Surely I can't be the only one here that realizes the futility of hygiene in our modern world, right? Take wiping after chugging one out(what I call pooping) for example - it's useless. The average human being poops 1-6 times a day, which means that after every time you use the bathroom and wipe, you will inevitably go again within a day. Sure, you'll be clean for atleast a few hours, maybe even a day or two. At some point, however, you will go again and all your cleaning work will be erased by another stinker bomb. Sure, there'll be some smell, but that brings me my second point: smell, much like hygiene, is a social construct.
Similarly to wiping after excretion, showering is useless and, from a scientific perspective, actually harmful to humans. If everyone stopped wiping, showering, and following the other strange habits humans have developed over the years, then the standard of cleanliness would decrease and instead of the select few intellectual individuals that neglect these archaic rituals(such as myself) being shamed for our courage, we would be revered. At the moment, nearly everyone on Earth is expected to shower and to stay clean, so the human standard is that people are clean. If everyone was dirty, then dirty would become the new clean! Stench would become the new fragrant! Dirty bums would become the new clean bums!

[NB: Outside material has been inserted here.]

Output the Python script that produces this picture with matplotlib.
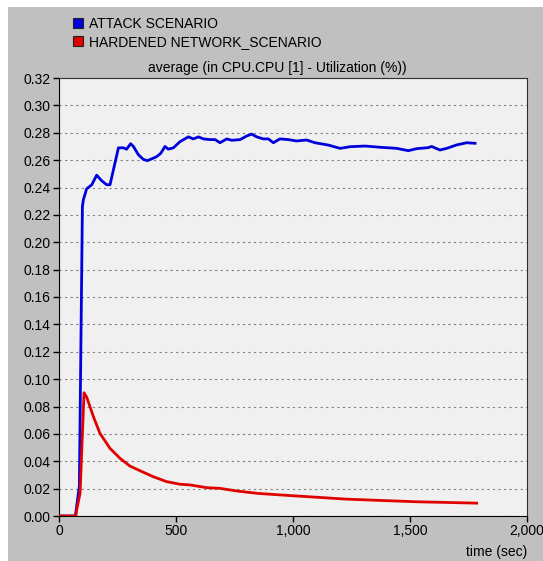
import matplotlib
matplotlib.use('Agg')
import matplotlib.pyplot as plt
from matplotlib.patches import Patch, Rectangle
from matplotlib.ticker import FuncFormatter

plt.rcParams['font.family'] = ['Liberation Sans', 'DejaVu Sans']

# ---- data ----
attack_t = [0, 70, 87, 100, 104, 118, 140, 161, 182, 204, 218, 254, 275, 289, 306,
            318, 339, 360, 378, 397, 417, 435, 453, 467, 489, 517, 553, 574, 596,
            617, 646, 667, 688, 717, 738, 774, 802, 823, 845, 873, 895, 916, 944,
            980, 1015, 1058, 1094, 1151, 1201, 1244, 1308, 1372, 1443, 1493, 1529,
            1578, 1592, 1628, 1657, 1699, 1742, 1778]
attack_v = [0, 0, 0.022, 0.226, 0.231, 0.239, 0.242, 0.249, 0.245, 0.242, 0.242,
            0.269, 0.269, 0.268, 0.272, 0.270, 0.264, 0.2606, 0.2596, 0.261, 0.2625,
            0.265, 0.270, 0.268, 0.269, 0.2735, 0.277, 0.2755, 0.277, 0.2755, 0.275,
            0.275, 0.2727, 0.2755, 0.2745, 0.275, 0.2776, 0.279, 0.277, 0.2755,
            0.2755, 0.2727, 0.2755, 0.275, 0.274, 0.2747, 0.2727, 0.271, 0.2686,
            0.2698, 0.2703, 0.2694, 0.2686, 0.2669, 0.2684, 0.2691, 0.270, 0.2674,
            0.2686, 0.2711, 0.2727, 0.2723]

hard_t = [0, 72, 75, 90, 107, 118, 147, 175, 218, 261, 303, 346, 403, 460, 517,
          560, 631, 688, 759, 850, 1000, 1230, 1526, 1785]
hard_v = [0, 0, 0.004, 0.0166, 0.090, 0.087, 0.0726, 0.0604, 0.0494, 0.0421,
          0.0365, 0.0331, 0.0287, 0.0251, 0.0232, 0.0227, 0.0207, 0.0202, 0.0183,
          0.0165, 0.0148, 0.0123, 0.0104, 0.0094]

labels = ['ATTACK SCENARIO', 'HARDENED NETWORK_SCENARIO']
colors = ['#0000dd', '#e00000']
yticks = [i * 0.02 for i in range(17)]
xticks = [0, 500, 1000, 1500, 2000]

# ---- figure ----
W, H = 543, 561
fig = plt.figure(figsize=(W / 100, H / 100), dpi=100, facecolor='white')
fig.patches.append(Rectangle((8 / W, 0), 1, 1 - 7 / H, transform=fig.transFigure,
                             facecolor='#c0c0c0', edgecolor='none', zorder=-10))

ax = fig.add_axes([59 / W, 45 / H, 468 / W, 438 / H])
ax.set_facecolor('#f0f0f0')

ax.plot(attack_t, attack_v, color=colors[0], lw=2.0, zorder=3)
ax.plot(hard_t, hard_v, color=colors[1], lw=2.0, zorder=3)

ax.set_xlim(0, 2000)
ax.set_ylim(0, 0.32)
ax.set_yticks(yticks)
ax.set_xticks(xticks)
ax.yaxis.set_major_formatter(FuncFormatter(lambda v, p: f'{v:.2f}'))
ax.xaxis.set_major_formatter(FuncFormatter(lambda v, p: f'{int(v):,}'))
ax.tick_params(direction='out', length=4, width=1, labelsize=10, colors='black', pad=2)
ax.yaxis.grid(True, linestyle=(0, (2, 3)), color='#808080', lw=0.8)
ax.set_axisbelow(True)
for side in ['top', 'right']:
    ax.spines[side].set_color('#303030')

ax.set_title('average (in CPU.CPU [1] - Utilization (%))', fontsize=10, pad=4, x=0.466)
ax.set_xlabel('time (sec)', fontsize=10, loc='right', labelpad=5)

handles = [Patch(facecolor=c, edgecolor='#202020', lw=0.8) for c in colors]
fig.legend(handles, labels, loc='upper left', bbox_to_anchor=(66 / W, 1 - 10 / H),
           frameon=False, fontsize=10, handlelength=0.7, handleheight=0.7,
           handletextpad=0.45, labelspacing=0.3, borderpad=0)

fig.savefig('out.png', dpi=100, facecolor=fig.get_facecolor())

If you look back through history, deodorent was only invented roughly two hundred years ago which, when speaking in the context of an Earth that's nearly six-thousand years old, was quite recent. It was only when the rich and powerful aristocrats of Britain and Spain began perfuming themselves that society developed a sense of smell. These people at the top of the social food-chain wanted a new way to put down the common man, so they created smell(and noses, of course). Those that could not afford deodorint, soap, or other "body-cleansing" materials were shunned from society and were considered worthless because of this new sense of smell. Unfortunately, I cannot report that we as a people have advanced much in this regard in the past few centuries, although there are some promising breakthroughs in some first-world countries like India and Africa. There, the people are not subject to these arbitrary, imaginary rules that confine them to having a certain odour. If only it was that way in America, our lives would improve significantly.